# Confusing symptoms



## interwebissues (Jun 6, 2015)

Is it possible to feel the symptoms of hypo and hyper? My mood swings are out of control. I can be the most chill person in the world and then be insanely pissed off. I have cold sensitivity and extreme fatigue. I have vitamin d and calcium deficiencies. I'm 5'8" which is tall for a teenage girl, despite my disease. I'm underweight. I crave dairy products. My joints ache, I have regular visits to the chiropractor. My sacroiliac joints are always out of place. My hair is brittle and falling out and my eyebrows are thinning. I have anxiety and depression. I am an all A student who almost flunked a class because I was so exhaust in the morning. My procrastination is rediculous. Can anyone relate to this or give me some answers? But, yes, I have been diagnosed with Hashi's.


----------



## Lovlkn (Dec 20, 2009)

Thyroid symptoms often overlap.

Do you have any current thyroid labs with ranges that you could post?

WHat medication are you taking and how much?


----------



## interwebissues (Jun 6, 2015)

The thyroxin and the standard 50mg. The only thing I know is my TSH was 15.69 and my t3 and t4 were super low. I am deficient in calcium and vitamin d but I don't know how much, I was never told.


----------



## Lovlkn (Dec 20, 2009)

Ask for copies of your labs and insist they run a FT-4 and FT-3 at every lab and only adjust med's off those 2 labs.

Are you supplementing D and Calcium as well?
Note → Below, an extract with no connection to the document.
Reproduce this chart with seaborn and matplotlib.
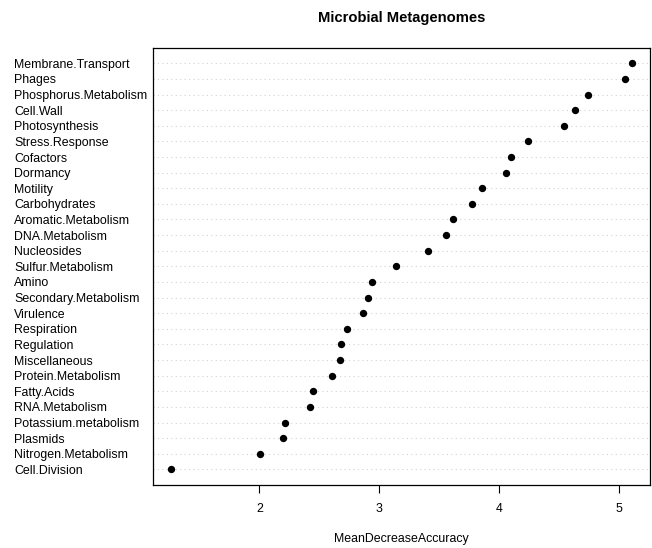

Low D mimics low thyroid ( I think) and I have been low and now that I am high range feel much more energetic.


----------



## interwebissues (Jun 6, 2015)

Okay! I will try to supplement and see what happens.


----------



## jenny v (May 6, 2012)

A few questions:

1. When was your TSH 15 (i.e., how long ago was this blood test)?

2. Were you on the 50mcg when this test was done?

3. Did they raise your dose after the TSH of 15 result?

4. When is your next blood test scheduled?


----------



## interwebissues (Jun 6, 2015)

The blood test was May 27th and I started the 50mcg about a week later. My next test is in about a month.


----------